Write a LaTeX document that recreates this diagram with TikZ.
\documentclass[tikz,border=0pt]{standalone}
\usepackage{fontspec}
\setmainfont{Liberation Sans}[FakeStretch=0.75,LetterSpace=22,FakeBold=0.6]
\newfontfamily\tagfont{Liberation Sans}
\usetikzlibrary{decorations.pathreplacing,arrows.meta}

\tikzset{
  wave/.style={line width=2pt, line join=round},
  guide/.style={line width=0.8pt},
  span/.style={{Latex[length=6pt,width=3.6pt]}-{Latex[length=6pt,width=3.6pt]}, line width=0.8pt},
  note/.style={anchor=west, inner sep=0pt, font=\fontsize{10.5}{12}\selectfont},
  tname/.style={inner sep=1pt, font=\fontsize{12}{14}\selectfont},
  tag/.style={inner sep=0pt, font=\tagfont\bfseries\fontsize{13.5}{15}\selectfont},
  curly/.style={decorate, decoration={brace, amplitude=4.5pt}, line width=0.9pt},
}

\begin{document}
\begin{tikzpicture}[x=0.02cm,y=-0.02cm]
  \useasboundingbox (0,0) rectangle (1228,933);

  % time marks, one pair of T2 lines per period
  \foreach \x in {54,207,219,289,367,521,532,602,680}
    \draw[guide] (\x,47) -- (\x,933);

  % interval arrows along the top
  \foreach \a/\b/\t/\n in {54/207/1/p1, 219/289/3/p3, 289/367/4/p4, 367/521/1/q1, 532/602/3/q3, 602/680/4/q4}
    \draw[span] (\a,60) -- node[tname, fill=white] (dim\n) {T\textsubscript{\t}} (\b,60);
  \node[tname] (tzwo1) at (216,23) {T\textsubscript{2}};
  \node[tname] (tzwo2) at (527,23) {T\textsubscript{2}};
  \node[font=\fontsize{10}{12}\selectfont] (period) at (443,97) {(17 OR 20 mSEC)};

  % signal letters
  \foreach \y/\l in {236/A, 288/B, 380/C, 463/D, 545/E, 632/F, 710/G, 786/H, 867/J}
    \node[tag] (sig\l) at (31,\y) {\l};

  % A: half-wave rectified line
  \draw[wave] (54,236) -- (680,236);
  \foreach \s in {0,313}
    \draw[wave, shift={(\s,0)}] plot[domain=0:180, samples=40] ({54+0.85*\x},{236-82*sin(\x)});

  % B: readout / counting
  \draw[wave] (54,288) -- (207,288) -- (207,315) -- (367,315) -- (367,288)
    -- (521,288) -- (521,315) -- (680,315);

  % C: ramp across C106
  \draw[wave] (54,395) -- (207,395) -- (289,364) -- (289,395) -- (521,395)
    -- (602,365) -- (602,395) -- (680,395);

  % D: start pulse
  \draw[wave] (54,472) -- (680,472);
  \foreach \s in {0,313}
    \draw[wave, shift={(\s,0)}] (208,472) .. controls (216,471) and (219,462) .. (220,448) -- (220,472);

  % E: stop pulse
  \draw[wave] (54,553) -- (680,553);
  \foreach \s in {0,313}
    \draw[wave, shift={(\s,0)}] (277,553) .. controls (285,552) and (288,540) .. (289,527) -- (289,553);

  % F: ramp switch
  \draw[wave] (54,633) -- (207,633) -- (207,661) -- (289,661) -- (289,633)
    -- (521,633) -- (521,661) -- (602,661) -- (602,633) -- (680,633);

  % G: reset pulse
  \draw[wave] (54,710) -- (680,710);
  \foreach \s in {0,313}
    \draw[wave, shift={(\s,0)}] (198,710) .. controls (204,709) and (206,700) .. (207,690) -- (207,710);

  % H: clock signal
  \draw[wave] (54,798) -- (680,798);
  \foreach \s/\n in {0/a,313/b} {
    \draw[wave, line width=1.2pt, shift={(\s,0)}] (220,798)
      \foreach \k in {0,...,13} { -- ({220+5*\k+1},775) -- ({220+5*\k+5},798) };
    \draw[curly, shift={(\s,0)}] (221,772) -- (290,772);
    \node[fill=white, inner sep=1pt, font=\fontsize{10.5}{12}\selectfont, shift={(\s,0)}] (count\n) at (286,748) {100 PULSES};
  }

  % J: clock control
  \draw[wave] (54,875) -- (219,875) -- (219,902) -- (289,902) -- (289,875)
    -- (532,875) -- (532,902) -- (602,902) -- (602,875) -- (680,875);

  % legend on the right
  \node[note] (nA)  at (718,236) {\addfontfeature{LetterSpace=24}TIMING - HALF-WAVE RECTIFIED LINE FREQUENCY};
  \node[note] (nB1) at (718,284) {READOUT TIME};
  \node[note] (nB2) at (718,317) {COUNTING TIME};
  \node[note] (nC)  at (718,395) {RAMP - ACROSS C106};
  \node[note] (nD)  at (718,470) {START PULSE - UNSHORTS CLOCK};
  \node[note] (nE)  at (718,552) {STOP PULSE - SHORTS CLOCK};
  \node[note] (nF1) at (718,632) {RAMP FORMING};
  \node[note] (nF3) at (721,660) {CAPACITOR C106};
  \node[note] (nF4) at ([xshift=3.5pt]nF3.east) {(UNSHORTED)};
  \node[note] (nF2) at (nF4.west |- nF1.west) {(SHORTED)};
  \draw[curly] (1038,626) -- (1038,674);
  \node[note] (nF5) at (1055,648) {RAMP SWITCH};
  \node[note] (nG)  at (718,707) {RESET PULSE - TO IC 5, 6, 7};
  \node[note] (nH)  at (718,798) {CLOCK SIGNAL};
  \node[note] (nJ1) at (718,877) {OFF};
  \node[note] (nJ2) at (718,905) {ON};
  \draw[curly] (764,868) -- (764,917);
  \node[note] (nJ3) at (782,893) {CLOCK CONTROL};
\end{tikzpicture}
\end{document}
- - - - -
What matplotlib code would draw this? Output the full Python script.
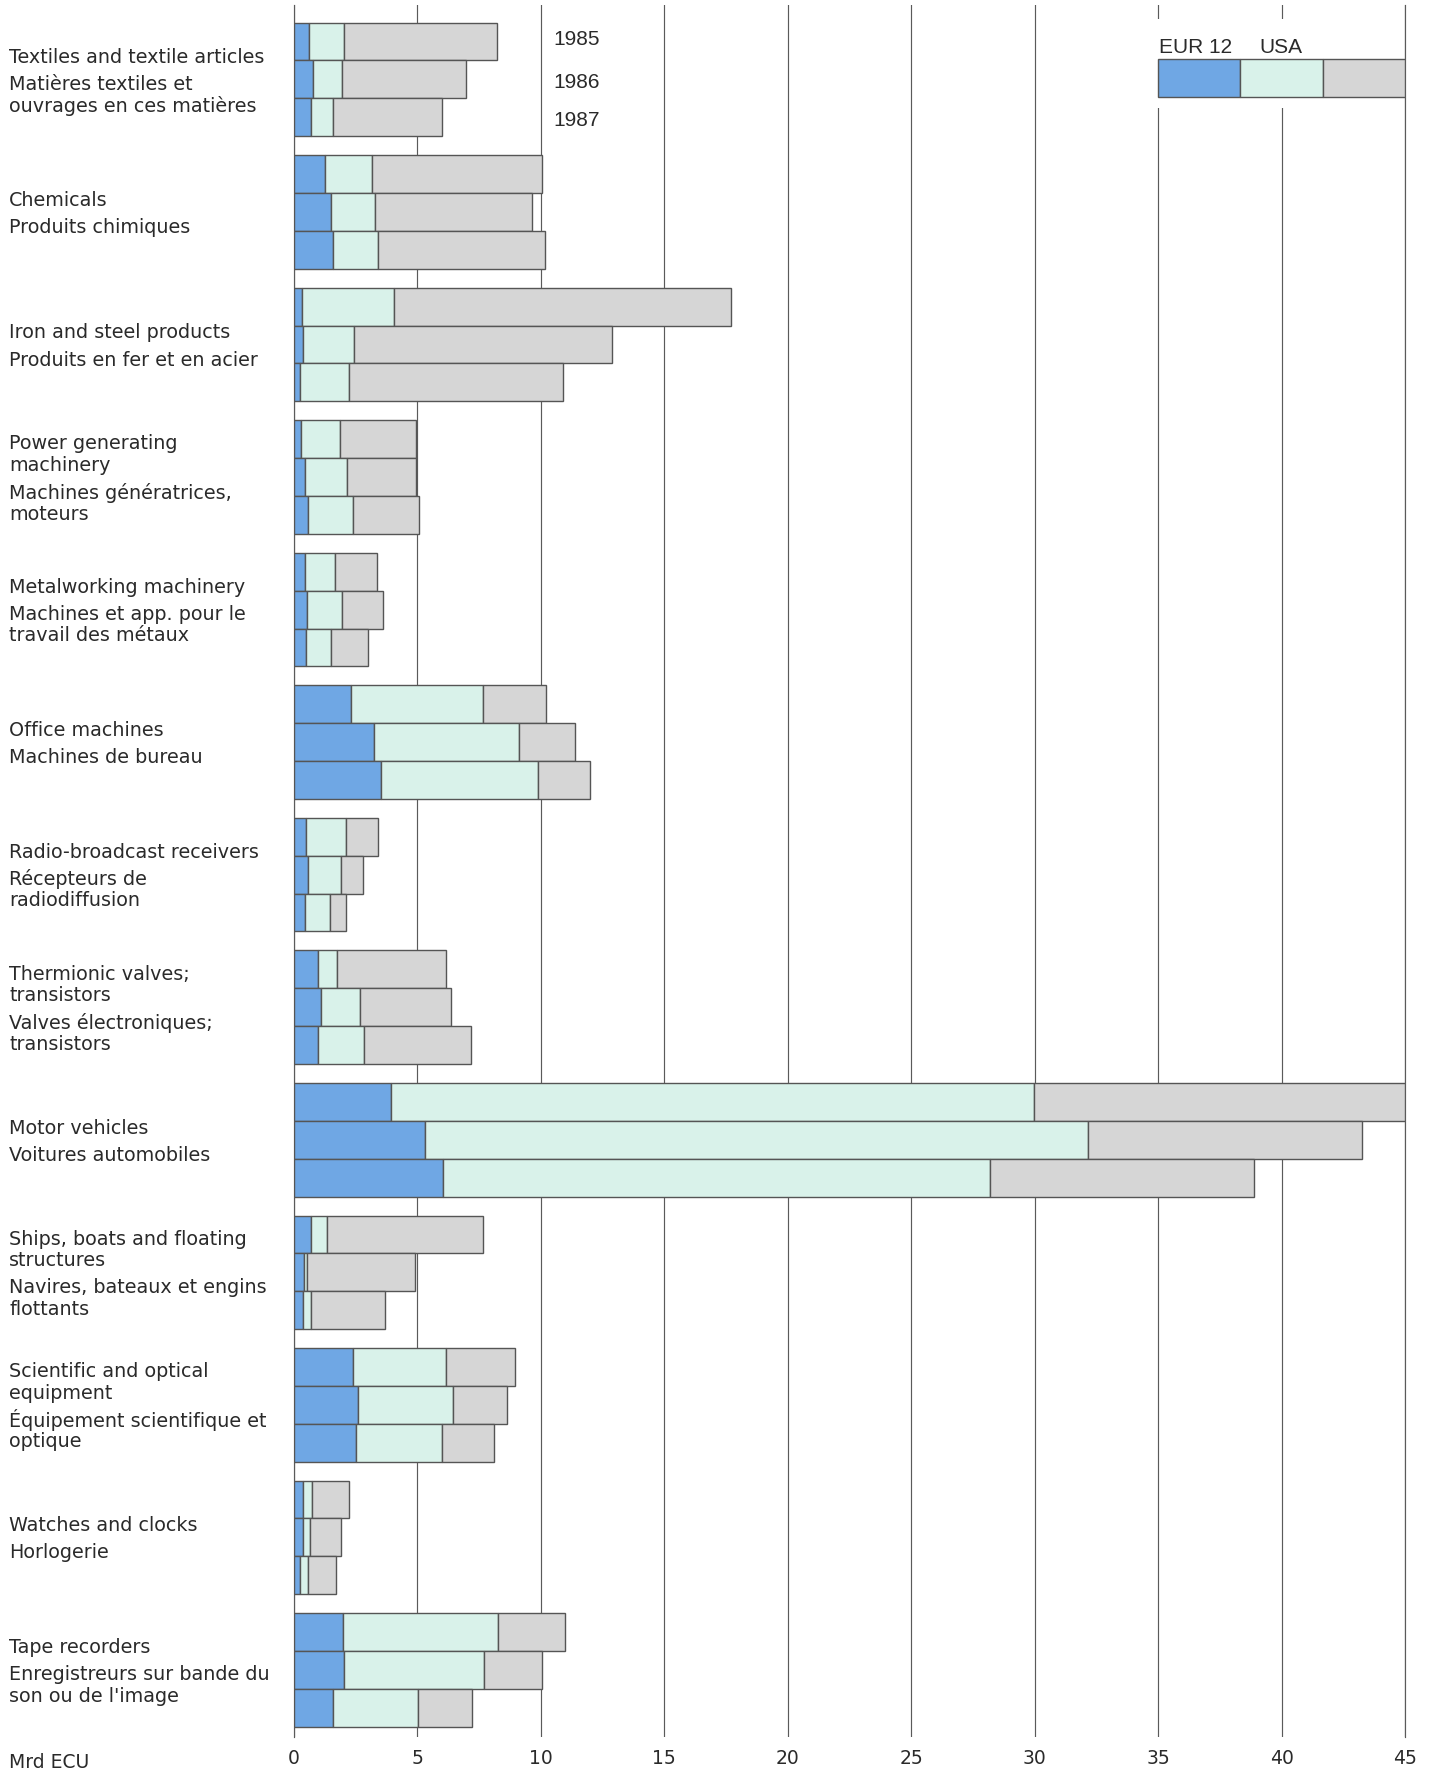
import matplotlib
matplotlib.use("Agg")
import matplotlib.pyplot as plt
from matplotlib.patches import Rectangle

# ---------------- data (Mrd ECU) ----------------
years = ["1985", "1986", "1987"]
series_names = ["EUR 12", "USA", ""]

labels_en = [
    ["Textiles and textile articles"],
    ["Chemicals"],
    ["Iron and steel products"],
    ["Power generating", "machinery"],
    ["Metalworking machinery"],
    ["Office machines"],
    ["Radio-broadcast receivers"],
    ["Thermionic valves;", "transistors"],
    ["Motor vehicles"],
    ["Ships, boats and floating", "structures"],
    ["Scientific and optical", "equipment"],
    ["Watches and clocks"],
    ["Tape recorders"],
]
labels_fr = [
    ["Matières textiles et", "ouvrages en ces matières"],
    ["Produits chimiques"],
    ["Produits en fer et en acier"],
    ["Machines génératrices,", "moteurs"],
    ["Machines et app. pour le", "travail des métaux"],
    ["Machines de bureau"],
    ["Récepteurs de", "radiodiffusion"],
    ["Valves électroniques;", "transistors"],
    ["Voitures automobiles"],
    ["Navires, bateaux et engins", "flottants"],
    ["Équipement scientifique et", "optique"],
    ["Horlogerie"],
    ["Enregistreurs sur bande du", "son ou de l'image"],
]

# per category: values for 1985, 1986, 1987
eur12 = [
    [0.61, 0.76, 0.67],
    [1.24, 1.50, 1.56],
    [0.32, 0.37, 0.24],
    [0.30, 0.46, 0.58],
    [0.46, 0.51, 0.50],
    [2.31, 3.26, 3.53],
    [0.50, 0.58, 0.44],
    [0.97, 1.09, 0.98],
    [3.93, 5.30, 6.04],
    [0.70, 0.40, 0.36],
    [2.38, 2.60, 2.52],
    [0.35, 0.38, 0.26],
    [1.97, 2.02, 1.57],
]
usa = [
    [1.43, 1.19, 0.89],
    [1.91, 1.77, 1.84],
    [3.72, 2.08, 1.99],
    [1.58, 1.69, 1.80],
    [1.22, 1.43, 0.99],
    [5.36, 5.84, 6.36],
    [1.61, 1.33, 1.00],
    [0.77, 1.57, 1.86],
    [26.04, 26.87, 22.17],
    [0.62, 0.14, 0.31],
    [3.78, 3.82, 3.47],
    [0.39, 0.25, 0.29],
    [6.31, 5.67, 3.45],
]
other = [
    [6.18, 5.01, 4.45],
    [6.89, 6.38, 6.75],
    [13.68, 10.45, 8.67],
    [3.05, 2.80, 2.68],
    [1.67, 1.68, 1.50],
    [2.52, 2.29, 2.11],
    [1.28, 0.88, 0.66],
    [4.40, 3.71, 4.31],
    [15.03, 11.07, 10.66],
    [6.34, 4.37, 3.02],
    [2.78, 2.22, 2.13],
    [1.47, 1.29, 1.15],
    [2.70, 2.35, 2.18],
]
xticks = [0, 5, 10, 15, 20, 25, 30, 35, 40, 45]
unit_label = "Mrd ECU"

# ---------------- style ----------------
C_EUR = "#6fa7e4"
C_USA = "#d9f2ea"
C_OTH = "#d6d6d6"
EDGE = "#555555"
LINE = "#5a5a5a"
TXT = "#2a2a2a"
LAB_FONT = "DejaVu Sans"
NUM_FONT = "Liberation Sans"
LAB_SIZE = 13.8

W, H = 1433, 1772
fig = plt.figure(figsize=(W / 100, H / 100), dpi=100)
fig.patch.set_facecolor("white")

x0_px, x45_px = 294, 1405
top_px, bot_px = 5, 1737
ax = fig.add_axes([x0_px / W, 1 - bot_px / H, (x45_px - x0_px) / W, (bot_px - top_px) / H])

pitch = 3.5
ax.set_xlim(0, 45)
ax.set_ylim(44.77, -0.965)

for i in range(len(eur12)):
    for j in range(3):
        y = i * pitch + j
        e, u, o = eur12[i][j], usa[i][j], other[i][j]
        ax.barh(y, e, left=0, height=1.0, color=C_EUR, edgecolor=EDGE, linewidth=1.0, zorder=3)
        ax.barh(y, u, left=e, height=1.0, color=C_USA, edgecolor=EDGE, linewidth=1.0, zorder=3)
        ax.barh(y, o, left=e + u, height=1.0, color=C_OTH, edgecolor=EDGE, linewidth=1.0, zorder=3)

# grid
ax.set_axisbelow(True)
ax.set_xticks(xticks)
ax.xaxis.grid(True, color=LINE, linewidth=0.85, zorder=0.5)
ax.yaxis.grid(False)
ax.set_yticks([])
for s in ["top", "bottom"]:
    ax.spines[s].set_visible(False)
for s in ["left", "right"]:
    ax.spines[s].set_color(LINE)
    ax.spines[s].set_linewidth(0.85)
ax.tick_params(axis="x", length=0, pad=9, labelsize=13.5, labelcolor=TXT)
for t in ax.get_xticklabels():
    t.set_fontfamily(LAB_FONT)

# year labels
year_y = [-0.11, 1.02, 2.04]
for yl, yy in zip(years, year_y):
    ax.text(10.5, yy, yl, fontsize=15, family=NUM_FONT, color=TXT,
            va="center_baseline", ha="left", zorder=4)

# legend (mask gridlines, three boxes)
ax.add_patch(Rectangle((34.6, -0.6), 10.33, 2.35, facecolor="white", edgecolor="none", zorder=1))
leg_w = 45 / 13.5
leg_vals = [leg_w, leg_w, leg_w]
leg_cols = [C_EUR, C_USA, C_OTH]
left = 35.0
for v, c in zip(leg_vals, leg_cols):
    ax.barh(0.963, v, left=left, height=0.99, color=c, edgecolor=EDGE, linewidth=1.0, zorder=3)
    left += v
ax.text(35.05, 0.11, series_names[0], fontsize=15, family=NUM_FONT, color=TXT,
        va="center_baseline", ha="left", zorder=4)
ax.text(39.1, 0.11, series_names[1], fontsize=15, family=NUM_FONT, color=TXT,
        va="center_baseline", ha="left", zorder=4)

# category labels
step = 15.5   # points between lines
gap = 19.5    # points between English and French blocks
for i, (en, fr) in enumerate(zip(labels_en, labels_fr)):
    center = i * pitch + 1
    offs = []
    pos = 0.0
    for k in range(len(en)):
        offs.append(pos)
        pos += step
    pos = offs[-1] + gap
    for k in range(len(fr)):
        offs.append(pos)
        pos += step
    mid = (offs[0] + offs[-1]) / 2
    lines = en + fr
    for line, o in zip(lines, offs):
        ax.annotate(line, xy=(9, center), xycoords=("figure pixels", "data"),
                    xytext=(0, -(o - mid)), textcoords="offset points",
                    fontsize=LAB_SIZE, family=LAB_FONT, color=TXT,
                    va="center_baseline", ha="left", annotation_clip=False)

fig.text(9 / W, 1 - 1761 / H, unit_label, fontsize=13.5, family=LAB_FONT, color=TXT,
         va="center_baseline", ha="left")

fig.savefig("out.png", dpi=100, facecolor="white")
- - - - -
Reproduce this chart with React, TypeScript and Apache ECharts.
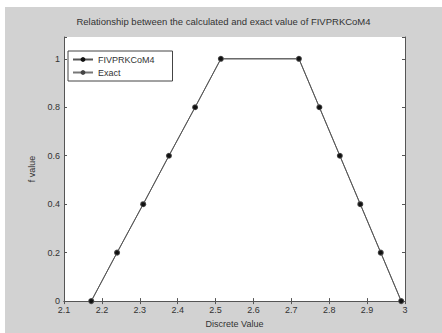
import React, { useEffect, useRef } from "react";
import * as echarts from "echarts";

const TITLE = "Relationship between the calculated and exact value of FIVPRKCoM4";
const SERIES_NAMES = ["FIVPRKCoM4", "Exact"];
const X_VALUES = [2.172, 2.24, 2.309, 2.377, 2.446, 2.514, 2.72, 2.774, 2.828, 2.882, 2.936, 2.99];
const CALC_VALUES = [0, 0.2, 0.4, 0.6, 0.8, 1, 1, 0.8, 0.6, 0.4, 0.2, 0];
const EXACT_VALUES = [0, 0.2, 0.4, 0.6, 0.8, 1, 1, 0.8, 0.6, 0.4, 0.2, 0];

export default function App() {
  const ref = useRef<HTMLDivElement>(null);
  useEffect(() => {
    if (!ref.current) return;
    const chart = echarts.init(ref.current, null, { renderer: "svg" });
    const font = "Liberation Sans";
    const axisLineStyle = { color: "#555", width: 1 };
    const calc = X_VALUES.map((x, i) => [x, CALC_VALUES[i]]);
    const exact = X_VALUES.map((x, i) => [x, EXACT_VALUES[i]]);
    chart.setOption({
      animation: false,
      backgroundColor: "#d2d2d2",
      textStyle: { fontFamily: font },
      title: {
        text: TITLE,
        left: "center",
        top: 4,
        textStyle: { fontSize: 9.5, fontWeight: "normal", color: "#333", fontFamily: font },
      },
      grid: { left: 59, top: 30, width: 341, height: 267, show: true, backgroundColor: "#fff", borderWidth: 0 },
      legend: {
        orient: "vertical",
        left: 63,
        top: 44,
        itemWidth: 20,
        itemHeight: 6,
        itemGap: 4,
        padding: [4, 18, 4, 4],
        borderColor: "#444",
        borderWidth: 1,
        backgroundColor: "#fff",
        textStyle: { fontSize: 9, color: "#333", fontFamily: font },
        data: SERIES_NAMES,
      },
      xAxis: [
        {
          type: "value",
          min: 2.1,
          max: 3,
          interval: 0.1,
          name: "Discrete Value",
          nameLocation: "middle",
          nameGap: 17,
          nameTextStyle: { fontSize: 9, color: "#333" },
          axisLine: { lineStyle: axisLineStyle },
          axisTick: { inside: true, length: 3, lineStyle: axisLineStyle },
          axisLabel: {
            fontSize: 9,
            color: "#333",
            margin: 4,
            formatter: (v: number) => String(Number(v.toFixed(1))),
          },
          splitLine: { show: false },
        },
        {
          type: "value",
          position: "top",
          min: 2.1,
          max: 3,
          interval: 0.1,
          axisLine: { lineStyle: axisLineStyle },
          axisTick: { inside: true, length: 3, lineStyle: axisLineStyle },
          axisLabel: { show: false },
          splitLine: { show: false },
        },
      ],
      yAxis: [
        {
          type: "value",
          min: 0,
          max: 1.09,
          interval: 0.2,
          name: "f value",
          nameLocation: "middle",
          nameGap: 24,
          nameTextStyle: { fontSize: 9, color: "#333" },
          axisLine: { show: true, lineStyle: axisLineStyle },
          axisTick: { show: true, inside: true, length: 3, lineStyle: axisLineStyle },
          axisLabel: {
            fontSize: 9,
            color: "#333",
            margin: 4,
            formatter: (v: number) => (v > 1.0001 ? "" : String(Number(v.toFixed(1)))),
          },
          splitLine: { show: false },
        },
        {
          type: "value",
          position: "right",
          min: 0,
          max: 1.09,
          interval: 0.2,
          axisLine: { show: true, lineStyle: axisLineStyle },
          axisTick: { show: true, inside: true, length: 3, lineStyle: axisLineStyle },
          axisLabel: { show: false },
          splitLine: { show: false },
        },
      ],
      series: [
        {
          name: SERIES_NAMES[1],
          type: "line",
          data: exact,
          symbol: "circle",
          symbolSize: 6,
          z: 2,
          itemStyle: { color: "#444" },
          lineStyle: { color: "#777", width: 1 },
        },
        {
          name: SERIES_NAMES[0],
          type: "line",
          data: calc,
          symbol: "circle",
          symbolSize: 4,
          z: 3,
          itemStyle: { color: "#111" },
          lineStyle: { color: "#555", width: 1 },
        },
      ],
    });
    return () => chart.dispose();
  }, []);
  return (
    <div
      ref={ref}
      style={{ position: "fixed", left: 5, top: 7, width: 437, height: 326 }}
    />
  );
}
- - - - -
§ Required task
Pick each line holding the word "matplotlib" out of the listing.

§ Answer to this exercise
What matplotlib code would draw this? Output the full Python script.
import matplotlib
matplotlib.use("Agg")
import matplotlib.pyplot as plt
from matplotlib.patches import Rectangle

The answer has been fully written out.